- _Written task_
Repeat, exactly and in full, the lines of the listing below, but without any pictures.

- _Recorded data_

========

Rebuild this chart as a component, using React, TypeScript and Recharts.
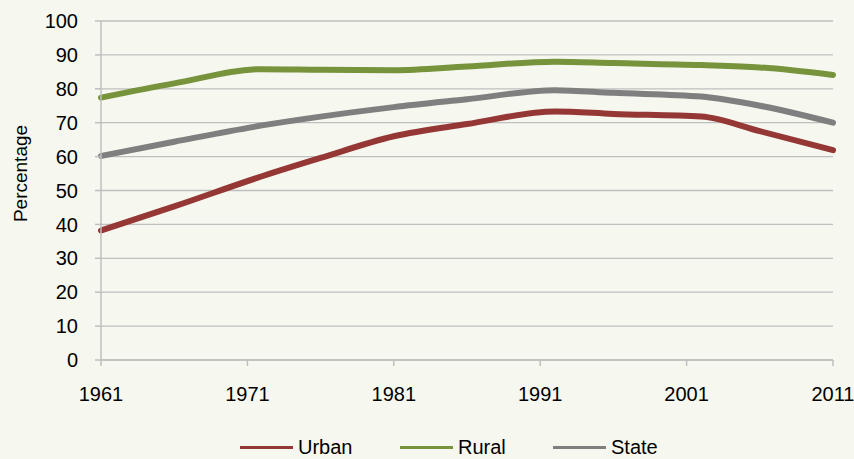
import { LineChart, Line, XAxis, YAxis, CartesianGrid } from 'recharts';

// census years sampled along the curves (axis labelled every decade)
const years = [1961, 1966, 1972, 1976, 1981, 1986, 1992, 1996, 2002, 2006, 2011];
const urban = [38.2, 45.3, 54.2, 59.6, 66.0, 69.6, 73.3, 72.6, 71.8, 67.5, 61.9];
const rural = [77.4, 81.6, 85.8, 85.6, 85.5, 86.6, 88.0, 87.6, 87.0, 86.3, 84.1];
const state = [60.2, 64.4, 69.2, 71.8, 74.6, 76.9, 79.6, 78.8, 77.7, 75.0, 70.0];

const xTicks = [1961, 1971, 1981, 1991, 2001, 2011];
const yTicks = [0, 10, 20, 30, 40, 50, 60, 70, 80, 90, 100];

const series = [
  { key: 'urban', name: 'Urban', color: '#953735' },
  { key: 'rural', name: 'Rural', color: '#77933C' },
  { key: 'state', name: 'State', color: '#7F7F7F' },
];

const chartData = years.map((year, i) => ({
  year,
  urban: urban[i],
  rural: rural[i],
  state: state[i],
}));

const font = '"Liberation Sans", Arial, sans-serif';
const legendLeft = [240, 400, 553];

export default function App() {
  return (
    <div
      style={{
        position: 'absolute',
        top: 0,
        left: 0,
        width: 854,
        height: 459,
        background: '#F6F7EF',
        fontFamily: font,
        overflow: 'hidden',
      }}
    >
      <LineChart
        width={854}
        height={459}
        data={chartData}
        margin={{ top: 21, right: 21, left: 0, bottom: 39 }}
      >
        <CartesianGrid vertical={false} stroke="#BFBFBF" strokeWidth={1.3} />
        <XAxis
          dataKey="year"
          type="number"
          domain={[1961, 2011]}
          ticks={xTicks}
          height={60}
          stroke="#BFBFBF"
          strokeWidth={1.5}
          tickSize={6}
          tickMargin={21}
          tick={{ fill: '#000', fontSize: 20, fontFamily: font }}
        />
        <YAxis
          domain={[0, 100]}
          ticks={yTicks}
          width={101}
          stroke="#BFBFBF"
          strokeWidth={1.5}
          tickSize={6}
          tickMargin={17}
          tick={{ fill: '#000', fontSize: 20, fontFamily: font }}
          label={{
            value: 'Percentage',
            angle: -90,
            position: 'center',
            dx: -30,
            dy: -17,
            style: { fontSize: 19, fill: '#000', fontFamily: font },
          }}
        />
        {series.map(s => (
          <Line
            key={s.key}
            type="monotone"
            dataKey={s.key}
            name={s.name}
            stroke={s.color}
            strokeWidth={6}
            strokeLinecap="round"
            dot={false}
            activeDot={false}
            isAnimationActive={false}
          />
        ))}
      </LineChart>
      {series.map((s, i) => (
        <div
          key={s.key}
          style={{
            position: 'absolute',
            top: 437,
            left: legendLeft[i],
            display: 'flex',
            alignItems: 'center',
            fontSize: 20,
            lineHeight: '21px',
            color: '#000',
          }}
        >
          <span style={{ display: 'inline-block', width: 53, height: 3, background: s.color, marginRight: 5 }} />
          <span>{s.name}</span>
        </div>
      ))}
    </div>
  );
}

========

- _Complete output_
Rebuild this chart as a component, using React, TypeScript and Recharts.
import { LineChart, Line, XAxis, YAxis, CartesianGrid } from 'recharts';

// census years sampled along the curves (axis labelled every decade)
const years = [1961, 1966, 1972, 1976, 1981, 1986, 1992, 1996, 2002, 2006, 2011];
const urban = [38.2, 45.3, 54.2, 59.6, 66.0, 69.6, 73.3, 72.6, 71.8, 67.5, 61.9];
const rural = [77.4, 81.6, 85.8, 85.6, 85.5, 86.6, 88.0, 87.6, 87.0, 86.3, 84.1];
const state = [60.2, 64.4, 69.2, 71.8, 74.6, 76.9, 79.6, 78.8, 77.7, 75.0, 70.0];

const xTicks = [1961, 1971, 1981, 1991, 2001, 2011];
const yTicks = [0, 10, 20, 30, 40, 50, 60, 70, 80, 90, 100];

const series = [
  { key: 'urban', name: 'Urban', color: '#953735' },
  { key: 'rural', name: 'Rural', color: '#77933C' },
  { key: 'state', name: 'State', color: '#7F7F7F' },
];

const chartData = years.map((year, i) => ({
  year,
  urban: urban[i],
  rural: rural[i],
  state: state[i],
}));

const font = '"Liberation Sans", Arial, sans-serif';
const legendLeft = [240, 400, 553];

export default function App() {
  return (
    <div
      style={{
        position: 'absolute',
        top: 0,
        left: 0,
        width: 854,
        height: 459,
        background: '#F6F7EF',
        fontFamily: font,
        overflow: 'hidden',
      }}
    >
      <LineChart
        width={854}
        height={459}
        data={chartData}
        margin={{ top: 21, right: 21, left: 0, bottom: 39 }}
      >
        <CartesianGrid vertical={false} stroke="#BFBFBF" strokeWidth={1.3} />
        <XAxis
          dataKey="year"
          type="number"
          domain={[1961, 2011]}
          ticks={xTicks}
          height={60}
          stroke="#BFBFBF"
          strokeWidth={1.5}
          tickSize={6}
          tickMargin={21}
          tick={{ fill: '#000', fontSize: 20, fontFamily: font }}
        />
        <YAxis
          domain={[0, 100]}
          ticks={yTicks}
          width={101}
          stroke="#BFBFBF"
          strokeWidth={1.5}
          tickSize={6}
          tickMargin={17}
          tick={{ fill: '#000', fontSize: 20, fontFamily: font }}
          label={{
            value: 'Percentage',
            angle: -90,
            position: 'center',
            dx: -30,
            dy: -17,
            style: { fontSize: 19, fill: '#000', fontFamily: font },
          }}
        />
        {series.map(s => (
          <Line
            key={s.key}
            type="monotone"
            dataKey={s.key}
            name={s.name}
            stroke={s.color}
            strokeWidth={6}
            strokeLinecap="round"
            dot={false}
            activeDot={false}
            isAnimationActive={false}
          />
        ))}
      </LineChart>
      {series.map((s, i) => (
        <div
          key={s.key}
          style={{
            position: 'absolute',
            top: 437,
            left: legendLeft[i],
            display: 'flex',
            alignItems: 'center',
            fontSize: 20,
            lineHeight: '21px',
            color: '#000',
          }}
        >
          <span style={{ display: 'inline-block', width: 53, height: 3, background: s.color, marginRight: 5 }} />
          <span>{s.name}</span>
        </div>
      ))}
    </div>
  );
}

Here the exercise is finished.